= Problem to solve =
Your task is to repeat the lines below exactly, excluding any pictures they contain.

= Collected data =
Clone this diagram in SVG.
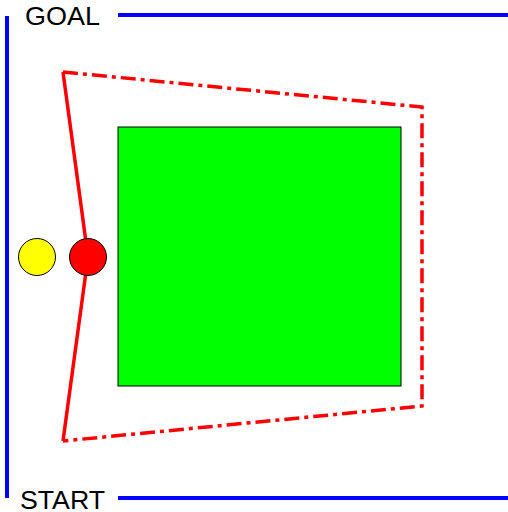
<svg xmlns="http://www.w3.org/2000/svg" width="508" height="512" viewBox="0 0 508 512">
<style>
.wall{stroke:#0000ff;stroke-width:4;fill:none}
.lbl{font-family:"Liberation Sans",Arial,sans-serif;font-size:26px;fill:#000}
.path{stroke:#ff0000;stroke-width:3.5;fill:none}
.dd{stroke-dasharray:15 5 4 5}
</style>
<rect width="508" height="512" fill="#fff"/>
<g id="connectors">
<line class="wall" x1="7" y1="16" x2="7" y2="498"/>
<line class="wall" x1="118" y1="15" x2="508" y2="15"/>
<line class="wall" x1="118" y1="498" x2="508" y2="498"/>
<polyline class="path" points="63,72 88,257 63,441"/>
<polyline class="path dd" points="63,72 422,107 422,406 63,441"/>
</g>
<g id="goal"><text class="lbl" x="25" y="25" textLength="75" lengthAdjust="spacingAndGlyphs">GOAL</text></g>
<g id="start"><text class="lbl" x="20" y="509" textLength="85" lengthAdjust="spacingAndGlyphs">START</text></g>
<g id="obstacle"><rect x="118" y="127" width="283" height="259" fill="#00ff00" stroke="#000" stroke-width="1"/></g>
<g id="yellow"><circle cx="37" cy="257" r="18.5" fill="#ffff00" stroke="#000" stroke-width="1"/></g>
<g id="red"><circle cx="88" cy="257" r="18.5" fill="#ff0000" stroke="#000" stroke-width="1"/></g>
</svg>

= Answer to this task =
Clone this diagram in SVG.
<svg xmlns="http://www.w3.org/2000/svg" width="508" height="512" viewBox="0 0 508 512">
<style>
.wall{stroke:#0000ff;stroke-width:4;fill:none}
.lbl{font-family:"Liberation Sans",Arial,sans-serif;font-size:26px;fill:#000}
.path{stroke:#ff0000;stroke-width:3.5;fill:none}
.dd{stroke-dasharray:15 5 4 5}
</style>
<rect width="508" height="512" fill="#fff"/>
<g id="connectors">
<line class="wall" x1="7" y1="16" x2="7" y2="498"/>
<line class="wall" x1="118" y1="15" x2="508" y2="15"/>
<line class="wall" x1="118" y1="498" x2="508" y2="498"/>
<polyline class="path" points="63,72 88,257 63,441"/>
<polyline class="path dd" points="63,72 422,107 422,406 63,441"/>
</g>
<g id="goal"><text class="lbl" x="25" y="25" textLength="75" lengthAdjust="spacingAndGlyphs">GOAL</text></g>
<g id="start"><text class="lbl" x="20" y="509" textLength="85" lengthAdjust="spacingAndGlyphs">START</text></g>
<g id="obstacle"><rect x="118" y="127" width="283" height="259" fill="#00ff00" stroke="#000" stroke-width="1"/></g>
<g id="yellow"><circle cx="37" cy="257" r="18.5" fill="#ffff00" stroke="#000" stroke-width="1"/></g>
<g id="red"><circle cx="88" cy="257" r="18.5" fill="#ff0000" stroke="#000" stroke-width="1"/></g>
</svg>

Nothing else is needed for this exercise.